2. Mediocre to bad leadership culture.
- After they lost about 60% of their staff post-Avengers, they didn’t learn much. The only thing is “don’t crunch the team,” and that might change once they get close to shipping again.
- There isn’t much expertise or development knowledge in the culture. You wouldn’t know that some people have been in the industry for 20 years. Lots of leads in roles just because there was no one else, not a lot of highly specialized knowledge.
- Planning usually started with unrealistic, oversized requests. Teams had to shrink those into something barely doable, and if anything went wrong, leadership acted like the team was incompetent.

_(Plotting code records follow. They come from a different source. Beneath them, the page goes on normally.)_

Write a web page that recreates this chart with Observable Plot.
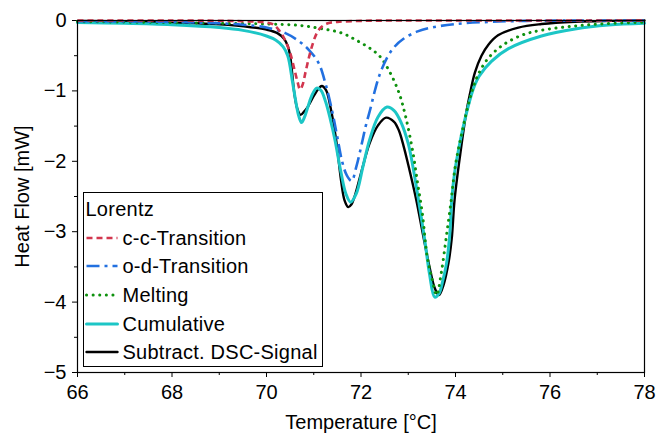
<!DOCTYPE html>
<html>
<head>
<meta charset="utf-8">
<script src="https://cdn.jsdelivr.net/npm/d3@7"></script>
<script src="https://cdn.jsdelivr.net/npm/@observablehq/plot@0.6"></script>
<style>
  html, body { margin: 0; padding: 0; background: #fff; }
  #wrap { position: relative; width: 656px; height: 433px; font-family: "Liberation Sans", Arial, sans-serif; }
  #legend { position: absolute; left: 83px; top: 192px; width: 238px; height: 173px; border: 1.5px solid #000; background: #fff; box-sizing: content-box; }
  .lrow { position: absolute; font-size: 20px; line-height: 24px; white-space: nowrap; color: #000; letter-spacing: 0.25px; }
  .lsample { position: absolute; }
</style>
</head>
<body>
<div id="wrap"><div id="chart"></div><div id="legend"></div></div>
<script>
// ---- data (Temperature in °C, Heat Flow in mW) ----
const ccT = [66, 68, 69.5, 70.0, 70.15, 70.3, 70.4, 70.5, 70.6, 70.66, 70.71, 70.76, 70.83, 70.9, 70.97, 71.05, 71.15, 71.3, 71.5, 72, 74, 78];
const ccY = [0, 0, -0.01, -0.03, -0.06, -0.17, -0.29, -0.46, -0.72, -0.88, -0.98, -0.92, -0.72, -0.52, -0.35, -0.2, -0.1, -0.04, -0.02, -0.005, 0, 0];

const odT = [66, 68, 69, 69.5, 70.0, 70.4, 70.7, 70.9, 71.1, 71.25, 71.4, 71.5, 71.6, 71.7, 71.8, 71.9, 72.0, 72.1, 72.2, 72.3, 72.4, 72.55, 72.7, 72.9, 73.2, 73.5, 74, 74.7, 75.5, 78];
const odY = [-0.01, -0.02, -0.04, -0.06, -0.1, -0.18, -0.3, -0.42, -0.6, -0.9, -1.32, -1.66, -2.0, -2.2, -2.28, -2.08, -1.8, -1.5, -1.25, -0.98, -0.76, -0.53, -0.38, -0.26, -0.155, -0.1, -0.05, -0.02, -0.005, 0];

const meltT = [66, 68, 69, 70, 70.7, 71.2, 71.6, 71.9, 72.2, 72.4, 72.6, 72.8, 72.95, 73.1, 73.2, 73.3, 73.4, 73.5, 73.6, 73.7, 73.8, 73.9, 74.0, 74.15, 74.3, 74.4, 74.5, 74.7, 75.0, 75.4, 75.8, 76.5, 77.2, 78];
const meltY = [-0.015, -0.03, -0.04, -0.05, -0.07, -0.12, -0.18, -0.28, -0.4, -0.51, -0.72, -1.02, -1.38, -1.88, -2.32, -2.75, -3.35, -3.66, -3.9, -3.58, -3.1, -2.6, -2.05, -1.55, -1.12, -0.9, -0.74, -0.53, -0.35, -0.21, -0.14, -0.08, -0.045, -0.025];

const cumT = [66, 67, 68, 69, 69.5, 70.0, 70.2, 70.35, 70.45, 70.55, 70.62, 70.68, 70.74, 70.8, 70.87, 70.95, 71.06, 71.15, 71.25, 71.35, 71.45, 71.58, 71.68, 71.78, 71.9, 72.04, 72.18, 72.36, 72.55, 72.7, 72.85, 73.0, 73.1, 73.2, 73.35, 73.45, 73.56, 73.65, 73.73, 73.81, 73.88, 73.92, 73.98, 74.06, 74.15, 74.3, 74.4, 74.5, 74.76, 75.12, 75.82, 76.53, 77.24, 78];
const cumY = [-0.03, -0.04, -0.06, -0.1, -0.14, -0.22, -0.28, -0.37, -0.5, -0.87, -1.15, -1.35, -1.45, -1.38, -1.24, -1.08, -0.96, -0.99, -1.15, -1.4, -1.7, -2.17, -2.46, -2.58, -2.46, -2.08, -1.7, -1.37, -1.23, -1.28, -1.45, -1.75, -2.08, -2.48, -3.12, -3.6, -3.93, -3.88, -3.7, -3.45, -3.03, -2.55, -2.17, -1.85, -1.55, -1.14, -0.93, -0.79, -0.58, -0.4, -0.22, -0.12, -0.064, -0.04];

const dscT = [66, 67, 68, 69, 69.67, 70.0, 70.23, 70.37, 70.45, 70.5, 70.59, 70.65, 70.72, 70.8, 70.87, 71.01, 71.1, 71.17, 71.26, 71.36, 71.47, 71.58, 71.65, 71.73, 71.8, 71.86, 72.0, 72.18, 72.36, 72.53, 72.7, 72.8, 72.9, 73.0, 73.17, 73.3, 73.45, 73.56, 73.65, 73.75, 73.85, 73.92, 73.98, 74.1, 74.23, 74.3, 74.41, 74.55, 74.7, 74.9, 75.33, 75.82, 76.53, 77.3, 78];
const dscY = [-0.005, -0.01, -0.03, -0.055, -0.095, -0.13, -0.18, -0.26, -0.36, -0.5, -1.04, -1.25, -1.34, -1.29, -1.23, -1.06, -0.97, -0.93, -0.99, -1.25, -1.68, -2.28, -2.55, -2.65, -2.61, -2.51, -2.17, -1.75, -1.49, -1.38, -1.44, -1.56, -1.78, -2.05, -2.55, -3.0, -3.5, -3.8, -3.9, -3.75, -3.45, -3.1, -2.55, -1.9, -1.3, -1.06, -0.74, -0.5, -0.34, -0.21, -0.1, -0.05, -0.017, -0.005, 0];

const seriesNames = ["c-c-Transition", "o-d-Transition", "Melting", "Cumulative", "Subtract. DSC-Signal"];
const legendTitle = "Lorentz";
const xMajor = [66, 68, 70, 72, 74, 76, 78];
const xMinor = [67, 69, 71, 73, 75, 77];
const yMajor = [-5, -4, -3, -2, -1, 0];
const yMinor = [-4.5, -3.5, -2.5, -1.5, -0.5];
const xLabel = "Temperature [°C]";
const yLabel = "Heat Flow [mW]";

// ---- styles ----
const styles = [
  {stroke: "#d2364e", strokeWidth: 2.6, strokeDasharray: "6,4", strokeLinecap: "butt"},
  {stroke: "#2270e0", strokeWidth: 2.6, strokeDasharray: "13,5,3,5", strokeLinecap: "butt"},
  {stroke: "#0e910e", strokeWidth: 3, strokeDasharray: "0.1,6.5", strokeLinecap: "round"},
  {stroke: "#1cc6c6", strokeWidth: 3, strokeDasharray: null, strokeLinecap: "round"},
  {stroke: "#000000", strokeWidth: 2.4, strokeDasharray: null, strokeLinecap: "round"}
];

const toRows = (T, Y) => T.map((t, i) => ({t, v: Y[i]}));
const series = [toRows(ccT, ccY), toRows(odT, odY), toRows(meltT, meltY), toRows(cumT, cumY), toRows(dscT, dscY)];

const lineMark = (k) => Plot.line(series[k], {
  x: "t", y: "v", curve: "catmull-rom",
  stroke: styles[k].stroke, strokeWidth: styles[k].strokeWidth,
  strokeDasharray: styles[k].strokeDasharray || undefined,
  strokeLinecap: styles[k].strokeLinecap, strokeLinejoin: "round"
});

const yFmt = (d) => d === 0 ? "0" : (d < 0 ? "\u2212" : "") + Math.abs(d);

const chart = Plot.plot({
  width: 656, height: 433,
  marginLeft: 77, marginRight: 12, marginTop: 20, marginBottom: 61,
  x: {domain: [66, 78]},
  y: {domain: [-5, 0]},
  style: {fontFamily: '"Liberation Sans", Arial, sans-serif', fontSize: "20px", color: "#000", background: "#fff", overflow: "visible"},
  marks: [
    Plot.axisX(xMajor, {tickSize: 5, tickPadding: 7, fontSize: 20, tickFormat: (d) => String(d), label: xLabel, labelAnchor: "center", labelOffset: 56, labelArrow: "none"}),
    Plot.axisX(xMinor, {tickSize: 3, tickFormat: () => "", label: null}),
    Plot.axisY(yMajor, {tickSize: 5, tickPadding: 6, fontSize: 20, tickFormat: yFmt, label: yLabel, labelAnchor: "center", labelOffset: 63, labelArrow: "none"}),
    Plot.axisY(yMinor, {tickSize: 3, tickFormat: () => "", label: null}),
    lineMark(4),
    lineMark(3),
    lineMark(2),
    lineMark(1),
    lineMark(0),
    Plot.frame({stroke: "#000", strokeWidth: 1.2})
  ]
});
document.getElementById("chart").appendChild(chart);

// ---- legend (inside the plot area) ----
const legend = document.getElementById("legend");
const L0 = 192, Lx = 83;
const title = document.createElement("div");
title.className = "lrow";
title.style.left = (86 - Lx - 1.5) + "px";
title.style.top = (209 - 12 - L0 - 1.5) + "px";
title.textContent = legendTitle;
legend.appendChild(title);
const rowY = [238, 266.5, 295, 324, 352.5];
seriesNames.forEach((name, i) => {
  const s = styles[i];
  const svgNS = "http://www.w3.org/2000/svg";
  const sv = document.createElementNS(svgNS, "svg");
  sv.setAttribute("width", 34); sv.setAttribute("height", 8);
  sv.setAttribute("class", "lsample");
  sv.style.left = (85 - Lx - 1.5) + "px";
  sv.style.top = (rowY[i] - 4 - L0 - 1.5) + "px";
  const ln = document.createElementNS(svgNS, "line");
  ln.setAttribute("x1", 1.5); ln.setAttribute("x2", 32.5);
  ln.setAttribute("y1", 4); ln.setAttribute("y2", 4);
  ln.setAttribute("stroke", s.stroke);
  ln.setAttribute("stroke-width", s.strokeWidth);
  if (s.strokeDasharray) ln.setAttribute("stroke-dasharray", s.strokeDasharray);
  ln.setAttribute("stroke-linecap", s.strokeLinecap);
  sv.appendChild(ln);
  legend.appendChild(sv);
  const t = document.createElement("div");
  t.className = "lrow";
  t.style.left = (123 - Lx - 1.5) + "px";
  t.style.top = (rowY[i] - 12 - L0 - 1.5) + "px";
  t.textContent = name;
  legend.appendChild(t);
});
</script>
</body>
</html>
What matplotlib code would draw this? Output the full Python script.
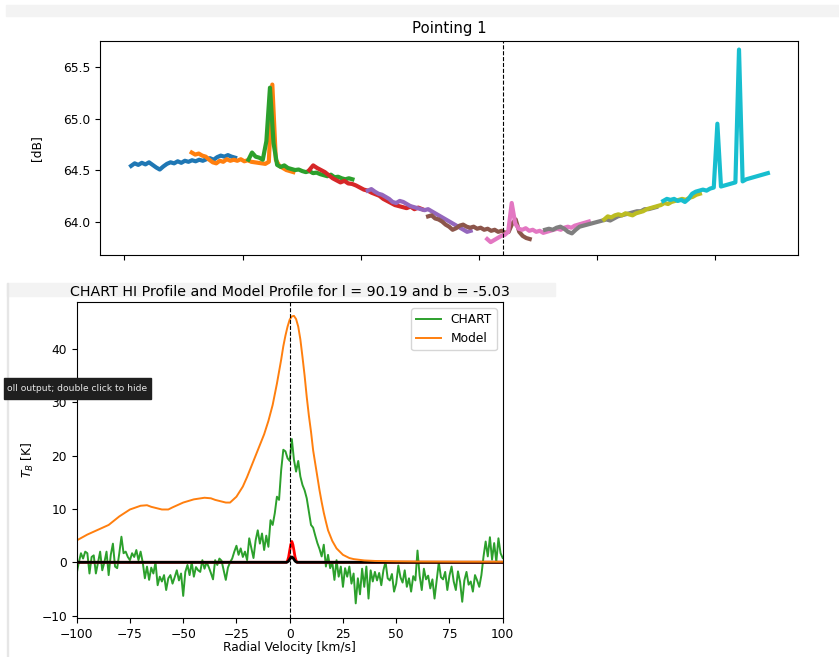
import numpy as np
import matplotlib
matplotlib.use("Agg")
import matplotlib.pyplot as plt
from matplotlib.patches import Rectangle

# ---- top panel: receiver power per scan segment (x in scan units)
seg_ranges = [(0.057, 0.937), (0.57, 1.43), (1.05, 1.93), (1.565, 2.52), (2.06, 2.93),
              (2.57, 3.43), (3.07, 3.93), (3.56, 4.50), (4.06, 4.87), (4.56, 5.445)]

seg_blue = [64.54, 64.565, 64.55, 64.57, 64.555, 64.575, 64.55, 64.525, 64.505, 64.535,
            64.56, 64.575, 64.565, 64.585, 64.57, 64.59, 64.58, 64.595, 64.585, 64.6,
            64.59, 64.605, 64.615, 64.6, 64.625, 64.64, 64.63, 64.645, 64.63, 64.62]
seg_orange = [64.67, 64.65, 64.66, 64.64, 64.63, 64.6, 64.575, 64.565, 64.59, 64.58,
              64.605, 64.59, 64.6, 64.59, 64.605, 64.585, 64.595, 64.58, 64.575, 64.57,
              64.565, 64.56, 64.58, 65.33, 64.6, 64.54, 64.52, 64.5, 64.49, 64.48]
seg_green = [64.6, 64.67, 64.63, 64.62, 64.6, 64.78, 65.30, 64.76, 64.55, 64.53,
             64.545, 64.52, 64.51, 64.5, 64.505, 64.49, 64.48, 64.49, 64.47, 64.475,
             64.46, 64.45, 64.44, 64.455, 64.43, 64.435, 64.42, 64.41, 64.42, 64.41]
seg_red = [64.5, 64.545, 64.52, 64.5, 64.48, 64.45, 64.42, 64.4, 64.38, 64.395,
           64.37, 64.365, 64.35, 64.33, 64.31, 64.3, 64.28, 64.265, 64.25, 64.22,
           64.2, 64.18, 64.16, 64.15, 64.14, 64.13, 64.145, 64.12, 64.135, 64.12]
seg_purple = [64.3, 64.315, 64.29, 64.27, 64.26, 64.24, 64.22, 64.19, 64.18, 64.2,
              64.19, 64.17, 64.15, 64.14, 64.13, 64.12, 64.11, 64.12, 64.1, 64.08,
              64.06, 64.04, 64.02, 64.0, 63.98, 63.96, 63.94, 63.92, 63.9, 63.91]
seg_brown = [64.05, 64.06, 64.03, 64.02, 64.0, 63.97, 63.95, 63.92, 63.935, 63.96,
             63.97, 63.95, 63.94, 63.95, 63.93, 63.94, 63.92, 63.93, 63.91, 63.92,
             63.9, 63.91, 63.89, 63.9, 63.98, 64.02, 63.9, 63.86, 63.84, 63.83]
seg_pink = [63.83, 63.8, 63.82, 63.84, 63.86, 63.87, 63.9, 64.18, 63.98, 63.93,
            63.92, 63.935, 63.91, 63.92, 63.9, 63.91, 63.89, 63.9, 63.91, 63.92,
            63.93, 63.92, 63.94, 63.95, 63.94, 63.96, 63.97, 63.98, 63.99, 64.0]
seg_gray = [63.92, 63.93, 63.92, 63.94, 63.95, 63.93, 63.9, 63.885, 63.92, 63.95,
            63.96, 63.97, 63.98, 63.99, 64.0, 64.01, 64.02, 64.01, 64.03, 64.05,
            64.06, 64.07, 64.08, 64.09, 64.1, 64.1, 64.12, 64.12, 64.13, 64.14]
seg_olive = [64.02, 64.05, 64.04, 64.06, 64.07, 64.06, 64.08, 64.07, 64.06, 64.08,
             64.09, 64.1, 64.12, 64.13, 64.14, 64.15, 64.16, 64.18, 64.17, 64.19,
             64.2, 64.21, 64.22, 64.21, 64.23, 64.24, 64.26, 64.27]
seg_cyan = [64.2, 64.22, 64.21, 64.22, 64.2, 64.21, 64.19, 64.22, 64.27, 64.29,
            64.3, 64.31, 64.3, 64.32, 64.33, 64.95, 64.34, 64.35, 64.36, 64.37,
            64.38, 65.67, 64.39, 64.41, 64.42, 64.43, 64.44, 64.45, 64.46, 64.47]
segments = [seg_blue, seg_orange, seg_green, seg_red, seg_purple,
            seg_brown, seg_pink, seg_gray, seg_olive, seg_cyan]
pointing_mark = 3.204

# ---- bottom panel: HI profile
chart_tb = [
    -2.1, 0.0, 1.7, 0.7, 2.0, 1.7, -2.1, 1.0, 1.3, -2.1,      # -100 .. -91
    0.0, 2.0, -1.5, 0.0, 2.0, -2.4, 1.4, 3.5, -0.8, -1.1,      # -90 .. -81
    1.7, 4.8, 1.7, 2.0, 1.0, 0.4, 1.7, 1.0, 2.3, 0.4,          # -80 .. -71
    2.0, 0.0, -3.0, -0.8, -3.3, -1.0, -2.1, 0.0, -4.3, -2.7,   # -70 .. -61
    -3.6, -2.4, -5.2, -3.0, -2.4, -4.0, -2.8, -1.5, -3.4, -2.1, # -60 .. -51
    -6.3, -1.8, -0.5, -2.4, 0.0, -2.7, -0.9, -1.5, -1.8, 0.4,  # -50 .. -41
    -1.2, 0.0, -0.9, -2.0, -3.2, 0.4, -0.5, 0.7, 0.3, -1.5,    # -40 .. -31
    -3.3, -1.0, 0.0, 0.7, 2.0, 3.1, 1.4, 2.6, 1.0, 2.0,        # -30 .. -21
    0.4, 4.5, 2.6, 0.8, 4.1, 6.0, 3.5, 5.4, 2.3, 5.0,          # -20 .. -11
    2.9, 7.9, 7.0, 9.2, 12.3, 11.7, 17.3, 21.1, 20.8, 19.5,    # -10 .. -1
    19.0, 23.1, 19.2, 17.0, 19.0, 16.1, 14.5, 13.5, 12.0, 9.5, # 0 .. 9
    7.0, 6.5, 5.0, 3.6, 2.5, 1.1, 3.3, -0.8, 1.4, -1.1,        # 10 .. 19
    0.0, -3.3, 0.4, -2.7, -0.8, -4.6, -1.1, -2.7, -0.8, -4.0,  # 20 .. 29
    -2.1, -7.7, -3.0, -6.0, -1.2, -4.6, -0.8, -6.8, -1.5, -3.6, # 30 .. 39
    -1.8, -3.4, -2.0, -4.3, -1.5, 0.1, -3.0, -3.4, -2.2, -5.5, # 40 .. 49
    -4.0, -0.6, -2.8, -3.8, -1.5, -4.6, -3.0, -5.5, -2.6, -3.4, # 50 .. 59
    2.2, -2.5, -5.2, -1.2, -3.2, -2.5, -4.9, -3.2, -6.8, -3.4, # 60 .. 69
    0.0, -2.8, -3.2, -1.8, -5.2, -2.5, -0.8, -3.6, -5.2, -1.7, # 70 .. 79
    -3.7, -7.4, -3.4, -1.8, -4.2, -3.6, -5.5, -2.4, -3.4, -4.6, # 80 .. 89
    -2.4, 1.1, 3.9, 1.1, 4.7, 0.5, 3.6, 0.1, 4.5, 1.7,         # 90 .. 99
    0.8]                                                       # 100
chart_vel = np.linspace(-100, 100, len(chart_tb))

model_vel = [-100, -95, -90, -85, -80, -75, -70, -67, -65, -60, -57, -55, -50, -45,
             -40, -37, -35, -30, -28, -25, -22, -20, -18, -16, -14, -12, -10, -8,
             -6, -4, -3, -2, -1, 0, 1, 2, 3, 4, 5, 6, 7, 8, 9, 10, 11, 12, 13, 14,
             15, 16, 17, 18, 20, 22, 25, 28, 30, 35, 40, 50, 60, 80, 100]
model_tb = [4.1, 5.2, 6.1, 7.0, 8.6, 9.9, 10.6, 10.7, 10.4, 9.9, 9.9, 10.3, 11.2, 11.8,
            12.1, 12.0, 11.7, 11.2, 11.2, 12.3, 14.2, 16.0, 18.0, 20.0, 22.0, 24.0, 26.5, 29.5,
            33.5, 38.0, 40.5, 42.5, 44.2, 45.5, 46.1, 46.2, 45.6, 44.2, 41.8, 38.5, 35.0, 31.0,
            27.5, 24.5, 21.0, 18.5, 16.0, 13.5, 11.3, 9.3, 7.6, 6.0, 4.0, 2.6, 1.4, 0.8,
            0.6, 0.35, 0.25, 0.18, 0.14, 0.11, 0.1]

gauss_vel = [-100, -1.5, -1.0, -0.5, 0.0, 0.5, 1.0, 1.5, 2.0, 2.5, 3.0, 3.5, 100]
gauss_red = [0, 0, 0.3, 1.0, 2.2, 3.3, 3.9, 3.3, 2.2, 1.0, 0.3, 0, 0]
gauss_black = [0, 0, 0.08, 0.25, 0.55, 0.85, 1.0, 0.85, 0.55, 0.25, 0.08, 0, 0]

# screenshot is scaled down a bit, so fonts are a touch smaller than default
plt.rcParams["font.size"] = 8.8
plt.rcParams["axes.titlesize"] = 10.7
plt.rcParams["axes.labelsize"] = 8.8
plt.rcParams["xtick.labelsize"] = 8.8
plt.rcParams["ytick.labelsize"] = 8.8
plt.rcParams["legend.fontsize"] = 8.8

W, H = 839, 657
fig = plt.figure(figsize=(W / 100, H / 100), dpi=100)


def px_rect(x0, y0, x1, y1):
    # figure-fraction box from pixel corners (top-left origin)
    return [x0 / W, 1 - y1 / H, (x1 - x0) / W, (y1 - y0) / H]


# notebook chrome in the screenshot
fig.patches.append(Rectangle((6 / W, 1 - 16 / H), (W - 6) / W, 11 / H,
                             transform=fig.transFigure, color="#f3f3f3", zorder=-5))
fig.patches.append(Rectangle((7 / W, 1 - 296 / H), 548 / W, 13 / H,
                             transform=fig.transFigure, color="#f3f3f3", zorder=-5))
fig.patches.append(Rectangle((7 / W, 0), 1 / W, 1 - 283 / H,
                             transform=fig.transFigure, color="#e6e6e6", zorder=-5))

# top panel
ax1 = fig.add_axes(px_rect(100, 41, 798, 255))
for (x0, x1), vals in zip(seg_ranges, segments):
    ax1.plot(np.linspace(x0, x1, len(vals)), vals, lw=3.0)
ax1.axvline(pointing_mark, color="k", ls="--", lw=0.8)
ax1.set_xlim(-0.206, 5.70)
ax1.set_ylim(63.675, 65.753)
ax1.set_xticks(range(6))
ax1.set_xticklabels([])
ax1.set_yticks([64.0, 64.5, 65.0, 65.5])
ax1.set_ylabel("[dB]")
ax1.yaxis.set_label_coords(-0.081, 0.5)
ax1.set_title("Pointing 1")

# bottom panel
ax2 = fig.add_axes(px_rect(76.7, 302, 502.7, 618.3))
ax2.plot(chart_vel, chart_tb, color="#2ca02c", lw=1.4, label="CHART")
ax2.plot(gauss_vel, gauss_red, color="red", lw=2)
ax2.plot(gauss_vel, gauss_black, color="k", lw=2)
ax2.plot(model_vel, model_tb, color="#ff7f0e", lw=1.4, label="Model")
ax2.axvline(0, color="k", ls="--", lw=0.8)
ax2.set_xlim(-100, 100)
ax2.set_ylim(-10.5, 48.8)
ax2.set_xlabel("Radial Velocity [km/s]")
ax2.xaxis.set_label_coords(0.5, -0.072)
ax2.set_ylabel(r"$T_B$ [K]")
ax2.yaxis.set_label_coords(-0.095, 0.5)
ax2.set_title("CHART HI Profile and Model Profile for l = 90.19 and b = -5.03",
              fontsize=10.3, pad=4)
handles, labels = ax2.get_legend_handles_labels()
ax2.legend(handles, labels, loc="upper right")

# tooltip overlay from the notebook UI
fig.patches.append(Rectangle((4 / W, 1 - 399 / H), 147 / W, 21 / H,
                             transform=fig.transFigure, color="#1f1f1f", zorder=10))
fig.text(7 / W, 1 - 388.5 / H, "oll output; double click to hide", color="#e8e8e8",
         fontsize=6.6, va="center", ha="left", zorder=11)

fig.savefig("out.png", dpi=100, facecolor="white")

- You mostly end up learning how to deal with directors and office politics instead of learning how to make a good game.
3. Bad creative and design leadership.
- Things always felt messy and confusing. In meetings, people kept asking what the game was even supposed to be and how the directors’ ideas were even supposed to be fun.
- After this went on for years, they hired a contract design director because no one in leadership even knew how to develop a strong core gameplay loop.
- All the game teams struggle to hit standards for the genres they’re working in, and it’s because they don’t have enough senior designers, engineers, or technical animators.